Teve a sua primeira chance de dirigir em 1949, agarrando-a com unhas e dentes. Simples e impactante, “Eu Matei Jesse James” já revela a garra do diretor. Em 1952, o poderoso produtor Darryl F. Zanuck, da Fox, convidou-o para uma produção “classe A”, ou seja, de orçamento polpudo e atores famosos como protagonistas. Sombrio e sem heroísmo, o bonito “Anjo do Mal” não fez sucesso de bilheteria. Ele continuou filmando, numa persistência louvável, mostrando honestamente uma América do Norte não-oficial, de rejeitados, desconstruindo a noção de herói e vilão que dominava o cinema clássico.

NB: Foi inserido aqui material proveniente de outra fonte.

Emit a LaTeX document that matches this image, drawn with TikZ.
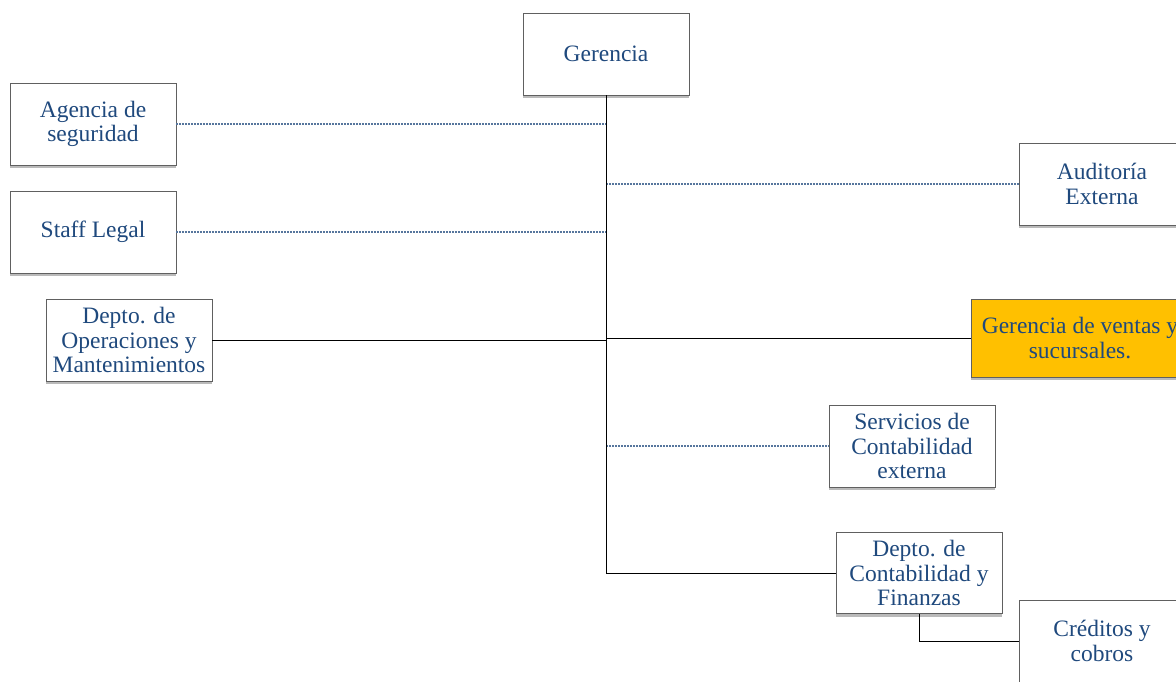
\documentclass[tikz,border=0pt]{standalone}
\usepackage{fontspec}
\setmainfont{Liberation Serif}
\usepackage{tikz}
\usetikzlibrary{shadows}
\definecolor{azul}{RGB}{31,73,125}
\definecolor{oro}{RGB}{255,192,0}

\begin{document}
\begin{tikzpicture}[x=1pt,y=-1pt,
  caja/.style={draw=gray!75!black, line width=0.9pt, fill=white, text=azul,
    minimum width=166pt, minimum height=82pt, align=center, inner sep=2pt,
    font=\fontsize{23.5}{24.5}\selectfont,
    drop shadow={shadow xshift=0pt, shadow yshift=-3pt, opacity=0.45, fill=black!60}},
  punteada/.style={draw=azul!75, line width=1.2pt, dash pattern=on 2pt off 1pt},
  linea/.style={draw=black, line width=1pt}]
\useasboundingbox (0,0) rectangle (1176,681);
\fill[white] (0,0) rectangle (1176,681);
\clip (0,0) rectangle (1176,681);
% cajas
\node[caja] (ger) at (606,54) {Gerencia};
\node[caja] (agencia) at (93,124) {Agencia de\\seguridad};
\node[caja] (staff) at (93,232) {Staff Legal};
\node[caja] (oper) at (129,340) {Depto. de\\Operaciones y\\Mantenimientos};
\node[caja] (audit) at (1102,184) {Auditoría\\Externa};
\node[caja, fill=oro, minimum width=218pt, minimum height=78pt] (ventas) at (1080,338) {Gerencia de ventas y\\sucursales.};
\node[caja] (servicios) at (912,446) {Servicios de\\Contabilidad\\externa};
\node[caja, minimum height=81pt] (conta) at (919,573) {Depto. de\\Contabilidad y\\Finanzas};
\node[caja] (creditos) at (1102,641) {Créditos y\\cobros};
% lineas de apoyo
\draw[punteada] (agencia.east) -- (agencia.east -| ger.south);
\draw[punteada] (staff.east) -- (staff.east -| ger.south);
\draw[punteada] (ger.south |- audit.west) -- (audit.west);
\draw[punteada] (ger.south |- servicios.west) -- (servicios.west);
% lineas de mando
\draw[linea] (ger.south) |- (conta.west);
\draw[linea] (oper.east) -- (oper.east -| ger.south);
\draw[linea] (ger.south |- ventas.west) -- (ventas.west);
\draw[linea] (conta.south) |- (creditos.west);
\end{tikzpicture}
\end{document}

Ensaiando uma ou duas vezes e filmando, SAMUEL FULLER não voltava a repetir a tomada. Fez um filme em 10 dias, com um único cenário e sem externas. Seus protagonistas são homens duros, simples, e, portanto, de confiança, em histórias de um dramatismo exacerbado, pontuadas por uma fotografia diferenciada e por momentos de absoluta e estranha beleza. Repudiado por colaborar com a política de caça aos comunistas liderada pelo senador republicano Joseph McCarthy, pouco a pouco foi sendo deixado de lado em Hollywood, instalando-se na França onde promoveu diversos workshops. Durante um deles, conheceu Wim Wenders, que o convenceu a participar como ator em “O Amigo Americano / Der Amerikanische Freund” (1977) e “Hammett / Idem” (1982). Teve também participação especial em “O Demônio das Onze Horas / Pierre Le Fou” (1965), de Jean-Luc Godard. Morreu em 1997, aos 86 anos, deixando na memória coletiva a imagem provocativa do seu gigantesco charuto e estilo contundente.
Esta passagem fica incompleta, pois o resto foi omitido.